Ever since their explorer father was declared dead on his last adventure, the West kids -- Zander, the oldest; Christopher (Kit), who shares his dad's passion for maps; and M.K., who's rarely seen without either a wrench or a knife in her hand -- have been trying to eke out an existence in what's left of the family home. When a mysterious stranger with a clockwork hand slips Kit a book that proves to contain part of a map from their late father, the kids are determined to explore the territory and find what their dad was trying to tell them. Unfortunately, hordes of sinister government agents also want the map and don't care what they have to do to get it. Fortunately, the kids make some excellent friends along the way.

Is it any good?

Between Taylor's fast-moving, appealing tale and Katherine Roy's plentiful illustrations that bring the characters to life, this book has a lot to offer readers young and old. As the kids try to outrun and outwit their pursuers, all while dealing with dark caves, day-glo slugs, giant vultures, and other hazards, there's plenty of age-appropriate excitement.

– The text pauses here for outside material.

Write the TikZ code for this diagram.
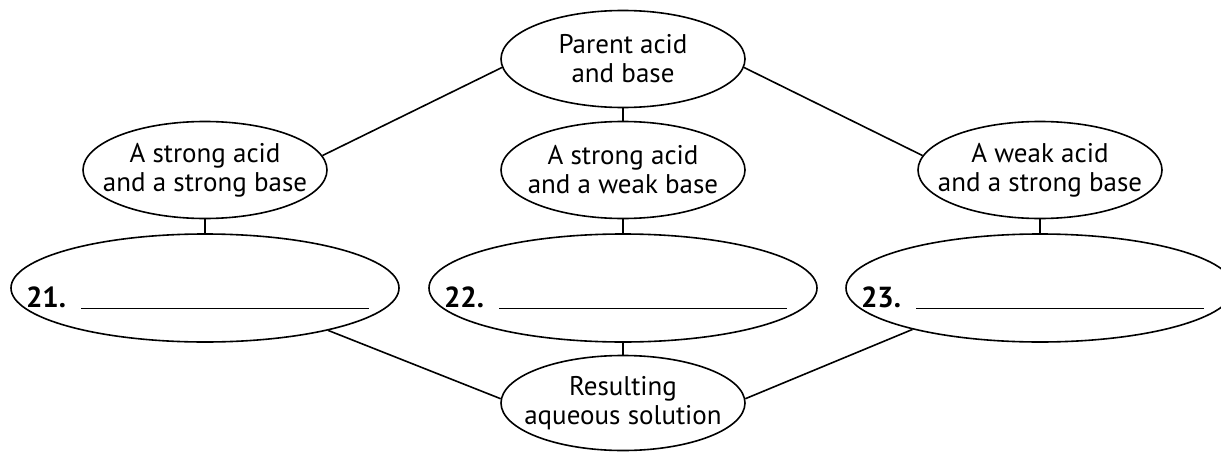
\documentclass[tikz,border=0pt]{standalone}
\usepackage{fontspec}
\setmainfont{PT Sans}
\usetikzlibrary{shapes.geometric, positioning}
\tikzset{
    base/.style = {draw=black, line width=1.6pt, ellipse, inner sep=0pt},
    % Bubbles
    topic/.style  = {base, minimum width=244pt, minimum height=97pt},
    blank/.style  = {base, minimum width=388pt, minimum height=108pt},
    % Texts inside the bubbles
    caption/.style  = {align=center, inner sep=0pt, font=\fontsize{27}{29}\selectfont},
    numbered/.style = {anchor=base, xshift=-7.5pt, yshift=-10pt, inner sep=0pt,
                       font=\fontsize{29}{30}\selectfont},
    % Connectors
    link/.style = {line width=1.6pt}
}

\begin{document}
\begin{tikzpicture}[x=1pt, y=-1pt]
    \useasboundingbox (0,0) rectangle (1221,452);

    \node (parent) [topic, label={[caption]center:Parent acid\\and base}] at (623,59) {};

    \node (sasb) [topic, label={[caption]center:A strong acid\\and a strong base}] at (205,170) {};
    \node (sawb) [topic, label={[caption]center:A strong acid\\and a weak base}] at (623,170) {};
    \node (wasb) [topic, label={[caption]center:A weak acid\\and a strong base}] at (1040,170) {};

    \node (ans21) [blank, label={[numbered]center:\makebox[343pt]{\textbf{21.}\hfill\rule[-1pt]{288pt}{1pt}}}] at (205,288) {};
    \node (ans22) [blank, label={[numbered]center:\makebox[343pt]{\textbf{22.}\hfill\rule[-1pt]{288pt}{1pt}}}] at (623,288) {};
    \node (ans23) [blank, label={[numbered]center:\makebox[343pt]{\textbf{23.}\hfill\rule[-1pt]{288pt}{1pt}}}] at (1040,288) {};

    \node (result) [topic, minimum height=95pt, label={[caption]center:Resulting\\aqueous solution}] at (623,403) {};

    \draw [link] (parent.184) -- (sasb.7);
    \draw [link] (parent) -- (sawb);
    \draw [link] (parent.356) -- (wasb.173);

    \draw [link] (sasb) -- (ans21);
    \draw [link] (sawb) -- (ans22);
    \draw [link] (wasb) -- (ans23);

    % Answers join again at the bottom
    \draw [link] (ans21.341) -- (result.178);
    \draw [link] (ans22) -- (result);
    \draw [link] (ans23.198) -- (result.2);
\end{tikzpicture}
\end{document}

There's also plenty of opportunity for readers to consider ethical issues -- the destruction of cultures and the theft of their resources by "explorers," cruel exploitation of animals, and the value of loyal friends. Plus the intriguing notion that maps are always wrong because they depict only what we already know about. The book's ending leaves readers wanting more, resolving some issues and setting up further adventures.

Talk to your kids about ...

  • Families can talk about why there's such a fascination in contemporary literature with alternate worlds in which technology is based on steam and clockwork, and why such a world might exist.

  • Do you agree with Zander that it was evil to turn the parrot Pucci into a war machine by removing assorted body parts and substituting mechanical ones? How does Pucci repay Zander's kindness?

  • What do you think of The Expeditioners' notion that maps are never really accurate because they assume we've explored everything there is to explore?